Justin Bieber Scores Legal Victory In Civil Battery Case Brought By Photographer As Punitive Damages Are Refused By Judge

A Florida judge has ruled that Justin Bieber cannot be sued for punitive damages if a civil assault case launched by a photographer goes to trial.

Justin Bieber has won a legal victory in an ongoing civil battery, assault and negligence case filed by a paparazzo against the Canadian singer and one of his bodyguards

Celebrity paparazzo Jeffrey Binion claims the 20-year-old superstar ordered his bodyguard, Hugo Hesny, to confront him physically last June.

In a motion which was heard before Miami-Dade Circuit Court judge Sarah Zabel on April 1, Binion’s attorney, Mark DiCowden, asked the Judge to allow punitive damages should Binion win the lawsuit at trial.

DiCowden filed his motion based on what he alleged were 11 other cases of alleged assaults carried out against photographers by Bieber’s bodyguards.

DiCowden argued punitive damages would deter future assaults against photographers.

However, the Judge has denied Binion’s attempt to seek damages above and beyond what would normally be awarded if Bieber loses the case.

On Wednesday, Radar Online reported Judge Zabel stated in her ruling:

“Jeffrey Binion failed to make a reasonable showing by evidence in the record or proffer that a reasonable basis for recovery of punitive damages exists in this case.”

The documents went on: “Without making such a reasonable showing, Jeffrey Binion is not permitted to seek punitive damages against Defendants Justin Bieber and Hugo Hesny in this proceeding.”

Bieber was sued by Binion over an June 5, 2013, incident outside the Hit Factory recording studio in Miami.

The paparazzo claims he was held in a “choke hold” by Hesny while his camera was stolen by bodyguards.

Binion, 56, alleges Bieber ordered Hesny to remove the memory card from the paparazzo’s camera to delete photos taken of the singer as he left the studio.

On March 6, Bieber testified in a now infamous Miami deposition in which he was grilled for four and a half hours by DiCowden about the case and wider questions. When asked what kind of instructions he gave his bodyguards, the singer replied:

“I don’t tell security how to do their job.”

Justin was criticized when clips of his deposition were leaked, for giving evasive, flippant answers, and at times pretending to fall asleep.

The singer later defended himself on Twitter saying he had a right to defend himself against what he called DiCowden’s harassment.

Speaking to E! News Wednesday, Hesny’s attorney Elias R Hilal said Zabel’s ruling was a crucial legal victory.

‘This was a big win for us because we can now focus on this one isolated incident as opposed to having the public distracted by allegations of other incidents.
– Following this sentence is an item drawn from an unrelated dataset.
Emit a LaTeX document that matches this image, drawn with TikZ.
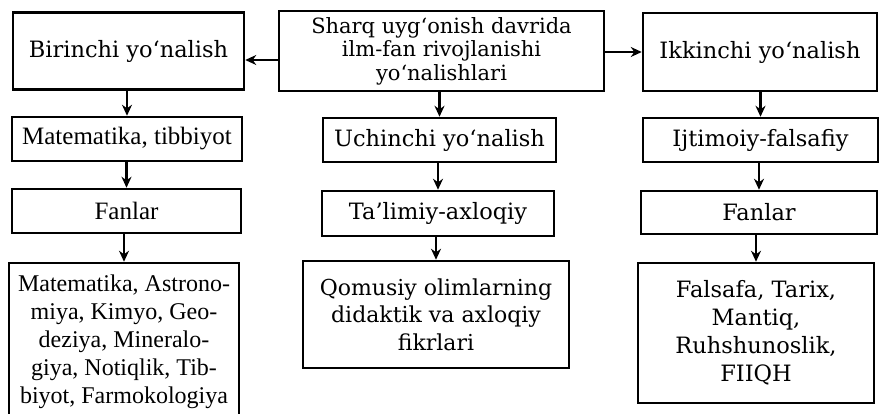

This will prevent the plaintiff from turning this case into the circus show that they were trying to make it,” he said in a statement.

Hilal added:

“If the court would have allowed the plaintiff to seek punitive damages the defendant’s personal finances, which are completely irrelevant, would have been made available to the plaintiff, thus attempting to potentially extort the parties into a settlement as opposed to winning on the merits.”

In the April 1 hearing to hear the motion for the damages hike, Bieber’s attorney, Jared Lopez, stated there was no evidence that Binion was physically harmed in the alleged June incident.

Bieber’s manager, Scooter Braun, has also been subpoenaed to a deposition in the Binion lawsuit. He is set to be deposed in a videotaped court on May 15 in law offices located in Los Angeles.

DiCowden has also declared his intention to subpoena Justin’s on-off girlfriend, actress and singer Selena Gomez.